Calling all artists

Episcopal Church and Visual Arts (ECVA) has issued a call for art to express Ubuntu, the theme of General Convention 2009:

The call of this exhibit is to express Ubuntu through the particular type of public narrative that is image—that is art. As an artist, you are invited to weave together the threads of your personal and our communal story to create a compelling and hope-filled image, or series of images, that will express the meaning and application of Ubuntu in a way that awakens a new awareness of mission and in a way that invites and challenges your viewers to action.

Ubuntu is an African term meaning that what makes us human is the humanity we show each other. It speaks of a relational worldview that sees humanity as a web of family rather than a mass of individuals. Ubuntu, then, can be seen as a way of taking the sense of connection and caring we feel within whatever groups we share (for example, families, schools, churches) and extending it to include those beyond our group borders, so that those borders disappear.

Like Christ, Ubuntu invites us to build bridges to each other, to tear down the barriers that separate us, to release the past and engage the future as a creative response to the challenges of living as One Body. Bonnie Anderson, President, House of Deputies and chair of the General Convention’s Joint Committee on Planning and Arrangements, explains the connection between Ubuntu and Christianity in this way:

“As Episcopalians and Christians,we seek not only to love our neighbors as ourselves, but to internalize that love of neighbor so that it becomes a part of our very being.”

According to Cape Town Archbishop Emeritus Desmond Tutu, someone who models Ubuntu is:

…open and available to others, affirming of others, and does not feel threatened that others are able and good, for he or she has a proper self-assurance that comes from knowing that he or she belongs in a greater whole and is diminished when others are humiliated or diminished, when others are tortured or oppressed.

In preparation for the General Convention and during the convention, the themes

of Ubuntu, Identity, and Mission will be explored using PUBLIC NARRATIVE:

… a leadership art that can be used by members of the Episcopal Church to articulate the call to action that is rooted in one’s own journey and that of one’s community.

Artistic images can play a unique role as a public narrative—expressing the story of self in the context of community and building that into an urgent call to hope and action that functions at the imaginal level, going beyond words to the heart. If we stand, as individuals and as a community, at a choice point—if each moment is a choice point, what is it that we choose? How do we act, and what is our desired outcome?
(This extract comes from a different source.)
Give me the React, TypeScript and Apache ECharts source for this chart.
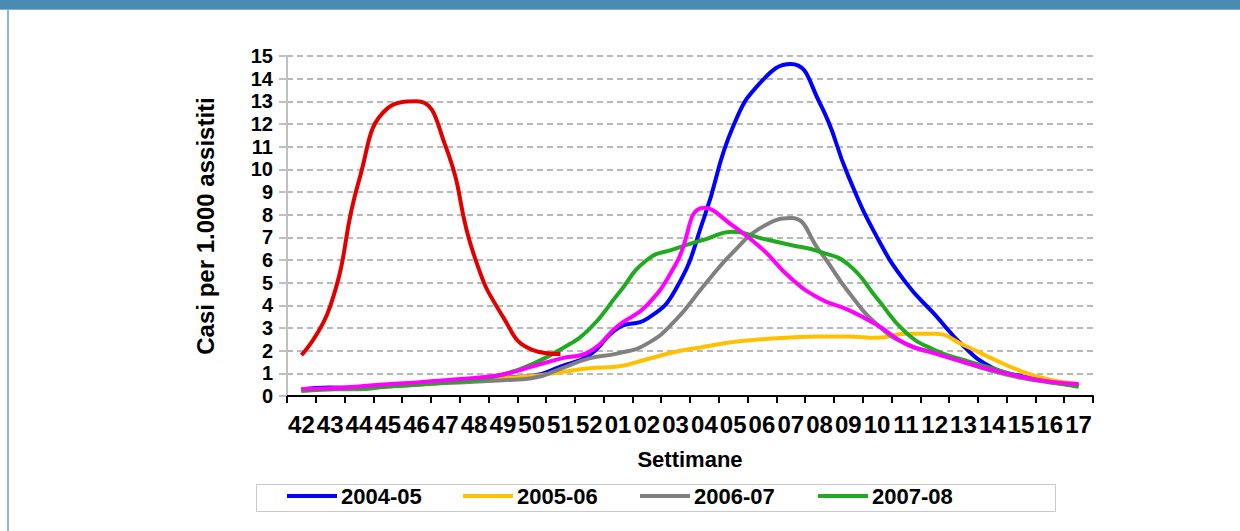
import React, { useEffect, useRef } from "react";
import * as echarts from "echarts";

const weeks = [
  "42", "43", "44", "45", "46", "47", "48", "49", "50", "51", "52",
  "01", "02", "03", "04", "05", "06", "07", "08", "09", "10",
  "11", "12", "13", "14", "15", "16", "17",
];

const yTicks = { min: 0, max: 15, step: 1 };

const s2004_05 = [0.3, 0.38, 0.34, 0.45, 0.52, 0.6, 0.7, 0.8, 0.88, 1.3, 1.8, 3.0, 3.4, 4.7, 7.9, 11.9, 13.9, 14.65, 12.95, 9.7, 7.0, 5.0, 3.6, 2.2, 1.25, 0.88, 0.63, 0.5];
const s2005_06 = [0.3, 0.32, 0.35, 0.42, 0.5, 0.58, 0.68, 0.78, 0.88, 1.05, 1.22, 1.3, 1.62, 1.95, 2.17, 2.38, 2.5, 2.58, 2.62, 2.62, 2.57, 2.75, 2.75, 2.25, 1.65, 1.1, 0.72, 0.53];
const s2006_07 = [0.3, 0.3, 0.3, 0.42, 0.5, 0.57, 0.63, 0.7, 0.78, 1.2, 1.66, 1.88, 2.3, 3.35, 4.9, 6.35, 7.45, 7.85, 6.4, 4.6, 3.15, 2.3, 1.9, 1.5, 1.1, 0.8, 0.6, 0.45];
const s2007_08 = [0.22, 0.3, 0.35, 0.42, 0.5, 0.6, 0.7, 0.95, 1.4, 2.05, 2.95, 4.5, 6.0, 6.5, 6.9, 7.25, 6.95, 6.66, 6.37, 5.8, 4.3, 2.8, 2.03, 1.59, 1.22, 0.85, 0.63, 0.41];
const s2008_09 = [0.3, 0.34, 0.42, 0.52, 0.6, 0.7, 0.8, 0.95, 1.3, 1.65, 1.95, 3.1, 4.0, 5.8, 8.3, 7.5, 6.5, 5.2, 4.3, 3.8, 3.13, 2.3, 1.88, 1.5, 1.15, 0.85, 0.63, 0.53];
const s2009_10 = [1.8, 3.95, 9.5, 12.7, 13.0, 11.05, 6.2, 3.5, 2.05, 1.85];

const seriesNames = ["2004-05", "2005-06", "2006-07", "2007-08", "2008-09", "2009-10"];
const seriesData = [s2004_05, s2005_06, s2006_07, s2007_08, s2008_09, s2009_10];
const seriesColors = ["#0000ff", "#ffc000", "#808080", "#1faa1f", "#ff00ff", "#e00000"];
const legendNames = ["2004-05", "2005-06", "2006-07", "2007-08"];
const legendLefts = [287, 463, 640, 818];

const FONT = "Arial, 'Liberation Sans', Helvetica, sans-serif";

export default function App() {
  const ref = useRef<HTMLDivElement>(null);

  useEffect(() => {
    const chart = echarts.init(ref.current as HTMLDivElement, null, { renderer: "svg" });
    chart.setOption({
      animation: false,
      backgroundColor: "#ffffff",
      textStyle: { fontFamily: FONT },
      grid: { left: 287, right: 147, top: 56, bottom: 135, containLabel: false },
      graphic: [
        { type: "rect", shape: { x: 0, y: 0, width: 1240, height: 10 }, style: { fill: "#4a8bb3" }, silent: true },
        { type: "rect", shape: { x: 0, y: 9, width: 1240, height: 1 }, style: { fill: "#7fb0d0" }, silent: true },
        { type: "rect", shape: { x: 7, y: 10, width: 2, height: 521 }, style: { fill: "#8fb8d6" }, silent: true },
        {
          type: "rect",
          shape: { x: 256.5, y: 484.5, width: 799, height: 27 },
          style: { fill: "none", stroke: "#c8c8c8", lineWidth: 1 },
          silent: true,
        },
      ],
      legend: legendNames.map((n, i) => ({
        data: [n],
        left: legendLefts[i],
        top: 485,
        icon: "rect",
        itemWidth: 50,
        itemHeight: 4,
        itemGap: 0,
        padding: 0,
        selectedMode: false,
        textStyle: { fontFamily: FONT, fontSize: 22, fontWeight: "bold", color: "#000", padding: [0, 0, 0, -1] },
      })),
      xAxis: {
        type: "category",
        data: weeks,
        boundaryGap: true,
        axisLine: { show: true, lineStyle: { color: "#000", width: 2 } },
        axisTick: { show: true, length: 7, lineStyle: { color: "#000", width: 2 } },
        axisLabel: { interval: 0, margin: 16, fontSize: 24, fontWeight: "bold", color: "#000", fontFamily: FONT },
        splitLine: { show: false },
        name: "Settimane",
        nameLocation: "middle",
        nameGap: 52,
        nameTextStyle: { fontSize: 22, fontWeight: "bold", color: "#000", fontFamily: FONT },
      },
      yAxis: {
        type: "value",
        min: yTicks.min,
        max: yTicks.max,
        interval: yTicks.step,
        axisLine: { show: true, lineStyle: { color: "#c0c0c0", width: 2 } },
        axisTick: { show: true, length: 8, lineStyle: { color: "#c0c0c0", width: 2 } },
        axisLabel: { margin: 14, fontSize: 20, fontWeight: "bold", color: "#000", fontFamily: FONT },
        splitLine: { show: true, lineStyle: { color: "#b8b8b8", width: 2, type: [6, 4] } },
        name: "Casi per 1.000 assistiti",
        nameLocation: "middle",
        nameGap: 70,
        nameTextStyle: { fontSize: 24, fontWeight: "bold", color: "#000", fontFamily: FONT },
      },
      series: seriesData.map((d, i) => ({
        name: seriesNames[i],
        type: "line",
        data: d,
        smooth: true,
        symbol: "none",
        showSymbol: false,
        color: seriesColors[i],
        lineStyle: { color: seriesColors[i], width: 4 },
        z: 2 + i,
      })),
    });
    return () => chart.dispose();
  }, []);

  return (
    <div
      ref={ref}
      style={{ position: "absolute", left: 0, top: 0, width: 1240, height: 531 }}
    />
  );
}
If we act with a sense of Ubuntu, what would the action and outcome look like?

So what would that look like to you?

What can an image or series of images express about who we are as individuals and as a community, and how, together, we are called to embody this sense of Ubuntu?
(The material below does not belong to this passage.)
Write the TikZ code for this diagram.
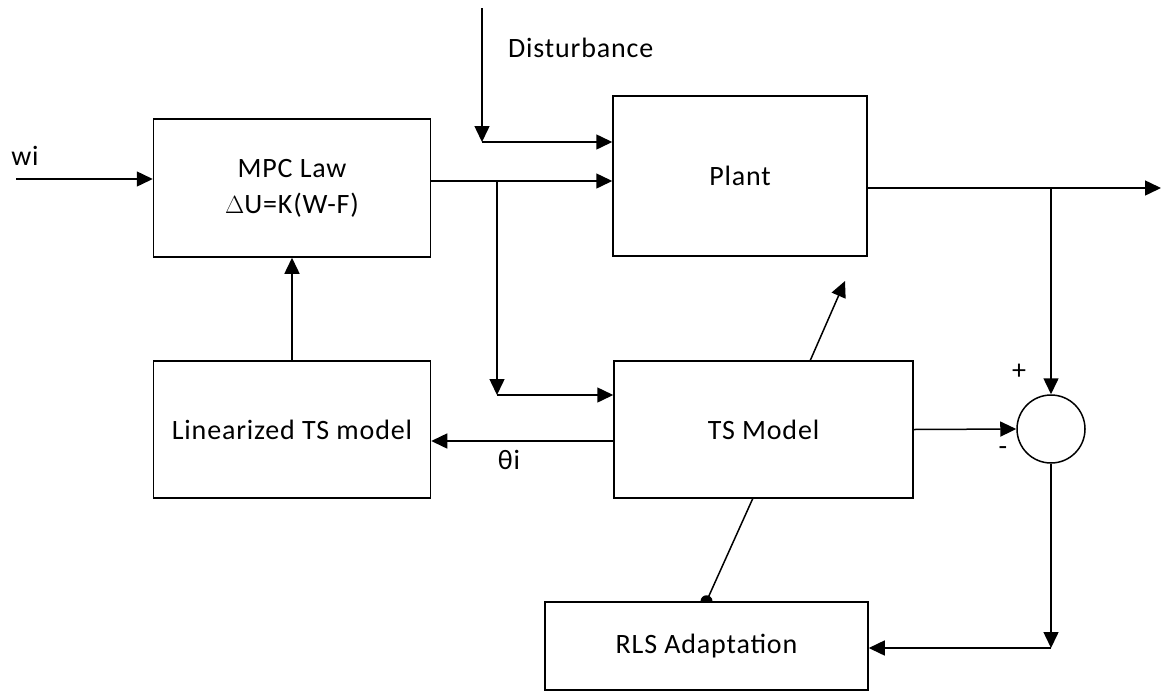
\documentclass[tikz,border=0pt]{standalone}
\usepackage{fontspec}
\setmainfont{Carlito}[LetterSpace=3]
\usetikzlibrary{arrows.meta}
\begin{document}
\begin{tikzpicture}[x=1pt,y=-1pt,
  every node/.style={font=\fontsize{28}{36}\selectfont},
  blk/.style={draw,line width=1.5pt,inner sep=0pt,align=center},
  conn/.style={line width=1.5pt},
  arr/.style={conn,-{Triangle[length=16pt,width=15pt]}},
  lbl/.style={inner sep=0pt}]
\useasboundingbox (0,0) rectangle (1162,694);
% blocks
\node[blk,minimum width=277pt,minimum height=138pt] (mpc) at (292,188) {MPC Law\\$\Delta$U=K(W-F)};
\node[blk,minimum width=254pt,minimum height=160pt] (plant) at (740,176) {Plant};
\node[blk,minimum width=277pt,minimum height=137pt] (lin) at (292,429.5) {Linearized TS model};
\node[blk,minimum width=299pt,minimum height=137pt] (ts) at (763.5,429.5) {TS Model};
\node[blk,minimum width=323pt,minimum height=88pt] (rls) at (706.5,646) {RLS Adaptation};
\node[blk,circle,minimum size=68pt] (sum) at (1051,429) {};
% labels
\node[lbl] (wi) at (25,156) {wi};
\node[lbl,anchor=west] (dist) at (508,48) {Disturbance};
\node[lbl] (theta) at (509,460) {θi};
\node[lbl] (plus) at (1019,372) {+};
\node[lbl] (minus) at (1003,451) {-};
% coordinates
\coordinate (win) at (16,179);
\coordinate (dtop) at (482,8);
\coordinate (dbend) at (482,142);
\coordinate (mo) at ([yshift=7pt]mpc.east);
\coordinate (br) at (497,181);
\coordinate (bd) at (497,395);
\coordinate (tsl) at ([yshift=-11.5pt]ts.west);
\coordinate (po) at ([yshift=-12pt]plant.east);
\coordinate (out) at (1161,188);
\coordinate (pb) at (1051,188);
\coordinate (sb) at (1051,648);
\coordinate (tsup) at (810,361);
\coordinate (tsupend) at (845,281);
\coordinate (tsdn) at (753,498);
% connectors
\draw[arr] (win) -- (win -| mpc.west);
\draw[arr] (dtop) -- (dbend);
\draw[arr] (dbend) -- (dbend -| plant.west);
\draw[arr] (mo) -- (mo -| plant.west);
\draw[arr] (br) -- (bd);
\draw[arr] (bd) -- (bd -| ts.west);
\draw[arr] (lin.north) -- (mpc.south);
\draw[arr] (tsl) -- (tsl -| lin.east);
\draw[arr] (po) -- (out);
\draw[arr] (pb) -- (sum.north);
\draw[arr] (ts.east) -- (sum.west);
\draw[arr] (sum.south) -- (sb);
\draw[arr] (sb) -- (sb -| rls.east);
\draw[arr] (tsup) -- (tsupend);
\draw[conn] (tsdn) -- (rls.north);
\fill ([xshift=-6pt]rls.north) arc[start angle=180,end angle=0,radius=6pt] -- cycle;
\end{tikzpicture}
\end{document}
Your image will link some concept of self (how you have been called) and community (your perception of its shared purpose and values) with a proposal for action (the challenge, the choice, and the potential outcome) that conveys both a sense of urgency and a renewed commitment to mission.
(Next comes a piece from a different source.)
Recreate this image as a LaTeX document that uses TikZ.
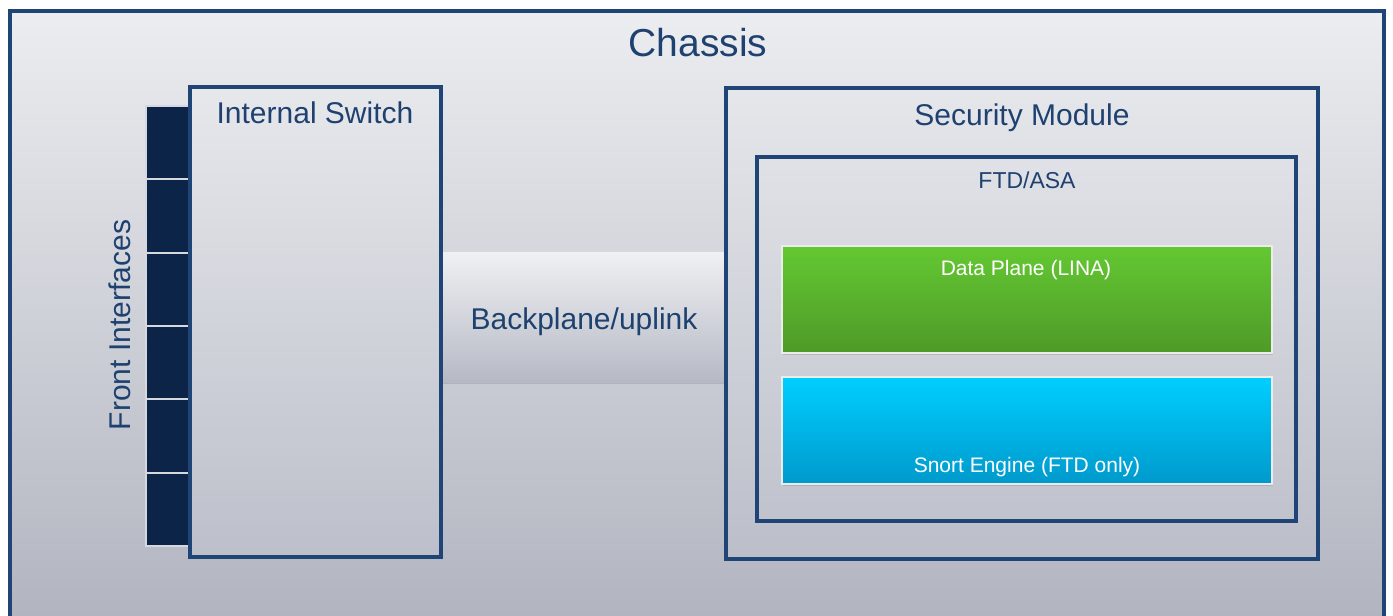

Your image will be accompanied by an artist statement in which you will answer (in no more than 250 words) one of the following questions:

In the context of your own understanding of Ubuntu,

1. How does the mission of understanding and communicating Ubuntu speak to you?

2. What does this image created by you say about the Episcopal Church, what it believes, what we as a community are called to, and why?

3. What does this image created by you say about what we are called to as a community, the choices we are called to make, and the hope to which we aspire?

CURATOR, Diane Walker

JURORS:

The Rev. Brian Prior

The Rev. Paul Fromberg

The Rev. Melford (Bud) Holland

The Rev. Robert Two Bulls

HONORARY JURORS:

The Very Rev. Canon Dr. Michael J. Battle

The Rev. Fran Toy

SPECIAL APPRECIATION TO:

Bonnie Anderson

President, House of Deputies

Artists who are members of THE ARTISTS REGISTRY at ECVA may submit from one to three images. These images must be in either GIF or JPEG format and sized so that they are at least 600 pixels on the longest side at a resolution of 72 pixels-per-inch (ppi).

Images must be sent in an e-mail (one image per e-mail) along with an artist statement for that image. The statement should answer (in no more than 250 words) one of the questions stated in this Call. Also include in the e-mail, your name as you wish it to appear in the exhibition and the title of the image as you wish it to appear. The subject line of the e-mail should contain your name and “ECVA Imaging Ubuntu Exhibition,” along with an image number designation (for example: 1 of 1; 1 of 3; or 3 of 3, etc.) depending on the number of entries you will submit. Do not use previous ECVA entry forms.

Please note: Images submitted for this Call must not have been shown in a previous ECVA Exhibition. By submitting entries for this exhibition, you agree that we may use

the images on the ECVA Web site, in printed and visual promotional material produced by ECVA; in the ECVA Newsletter; at Episcopal Cafe; and at Image & Spirit.

Entries must be sent to ecvaexhibitions@gmail.com. If you have questions, please send them to editor@ecva.org.

DEADLINE FOR SUBMISSIONS is June 1, 2009.